L'Orso russo si è rimesso a ballare per tutto il 2006, ridiventando protagonista della politica internazionale. Ma è più volte inciampato sui propri piedi o li ha pestati ad altri, trovando consolazione nel ballo col drago cinese: un partner ieri minore, oggi ben più importante ma molto attento alla propria danza senza urtare troppo gli altri danzatori, ben più decisivi per il suo sviluppo. Il ministro degli Esteri russo, Sergei Lavrov, ha tenuto l'altro giorno una conferenza stampa per mettere in risalto i successi di Mosca nel 2006: ha presieduto il G8, il Comitato dei ministri del Consiglio d'Europa, il Consiglio di cooperazione economica del mar Caspio; dopo 12 anni di attesa, concluso nel novembre scorso l'accordo con gli Stati Uniti, sta per entrare nell'Organizzazione mondiale del commercio. «La Russia è diventata forte e sicura di sé. Negli affari internazionali è in crescente aumento il fattore russo. Può essere una sorpresa spiacevole per qualcuno, ma siamo pronti a cooperare con tutti».
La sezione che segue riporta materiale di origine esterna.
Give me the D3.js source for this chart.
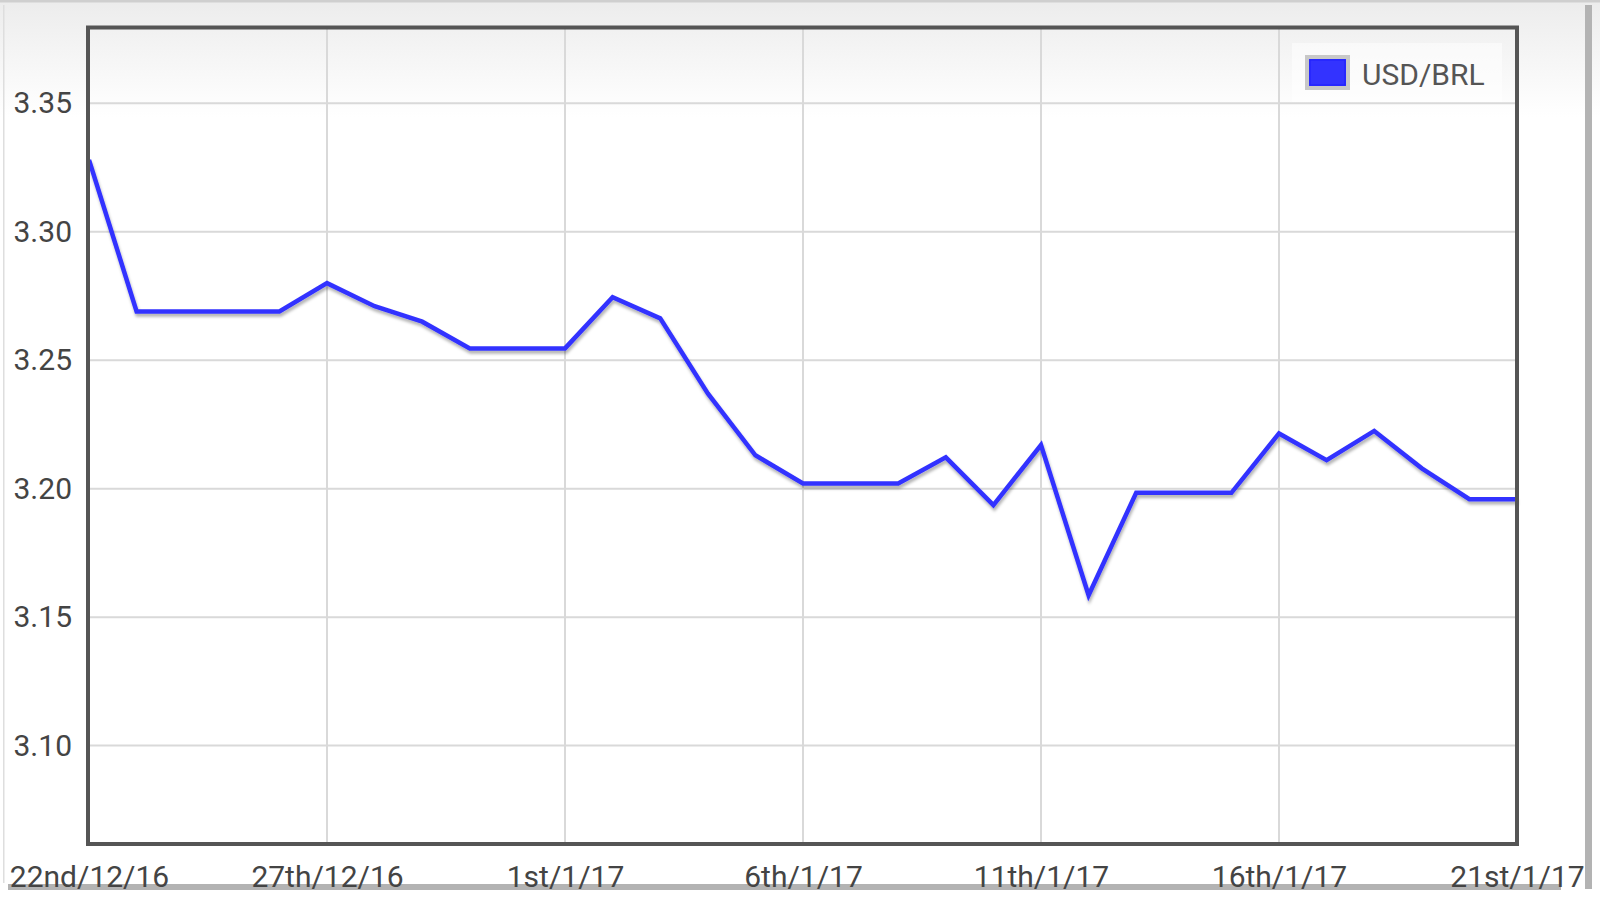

Il 2006, dunque, come l'anno del ritorno alla grande del Cremlino, dopo il trauma del collasso dell'Unione Sovietica nel 1991. È il coronamento della strategia di Putin, da lui fissata nel 1994 nella sua tesi per il dottorato di ricerca, sull'uso delle risorse naturali come strumento di potenza, nuovo arsenale. Quale maggior produttore di gas al mondo e secondo di petrolio dopo l'Arabia Saudia, la Russia è inoltre attore nelle istituzioni economiche e finanziarie internazionali, dove fino a pochi anni fa, coperta di debiti e bisognosa di aiuti, doveva presentarsi col cappello in mano. Il punto più alto è stato il G8 a luglio a San Pietroburgo, col pagamento anticipato dei debiti grazie a gas e petrolio. È stato ballo di gruppo di una sola estate, a cui sono seguite posizioni contrastanti o antagoniste con gli altri sette grandi sulle maggiori questioni mondiali, come il nucleare iraniano.
Il Cremlino ha fatto di tutto perché il mondo, gli Stati Uniti in primo luogo, prendessero nota della Russia: e in tanti non si sono entusiasmati per ciò che hanno visto. La Russia è tornata, ma non invoglia a stenderle tappeti rossi. Lo si è visto già all'inizio del 2006, quando Mosca chiuse il gas all'Ucraina della rivoluzione arancione che rifiutava il nuovo prezzo quadruplicato. La motivazione era di applicare prezzi di mercato, ma era palese anche la ritorsione politica. Proprio ieri, dopo il rientro della rivoluzione arancione con la divisione del potere tra Yushenko, presidente, e il suo rivale Yanukovich divenuto premier, Putin è andato in visita a Kiev, dopo che lo stesso Yushenko, già aspirante a entrare nella Nato, dice ora che non è il caso.
Il ballo dell'estate è finito con l'autunno, stagione di delitti politici in provincia e a Mosca, come quello di Anna Politkovskaya, fino all'uccisione di Litvinenko a Londra col polonio: operazione fatalmente vista come di antico stampo sovietico. In parallelo, il mancato nuovo accordo di partnership con l'Europa per il veto polacco, in risposta al rifiuto di Putin di ratificare la Carta sull'Energia firmata anni fa da Mosca con l'Unione. E si è compiuto in questi giorni l'assalto alla Shell, lanciato su questioni ecologiche, costretta a cedere a Gasprom la maggioranza nel suo progetto da 20 miliardi di dollari a Sakhalin.
L'anno si chiude quindi col ritorno dell'Ucraina nella sfera di influenza, laccaparramento di una grande impresa energetica straniera e con un'altra guerra del gas: alla Georgia, troppo vicina a Stati Uniti e Nato, mentre Putin non fa che esaltare la potenza militare e il rafforzamento dell'arsenale nucleare, glorificando, come ha fatto il 20 dicembre, antica «festa dei cekisti», il ruolo dei servizi, nella continuità di Ceka, Kgb e ora Svb-Fsb.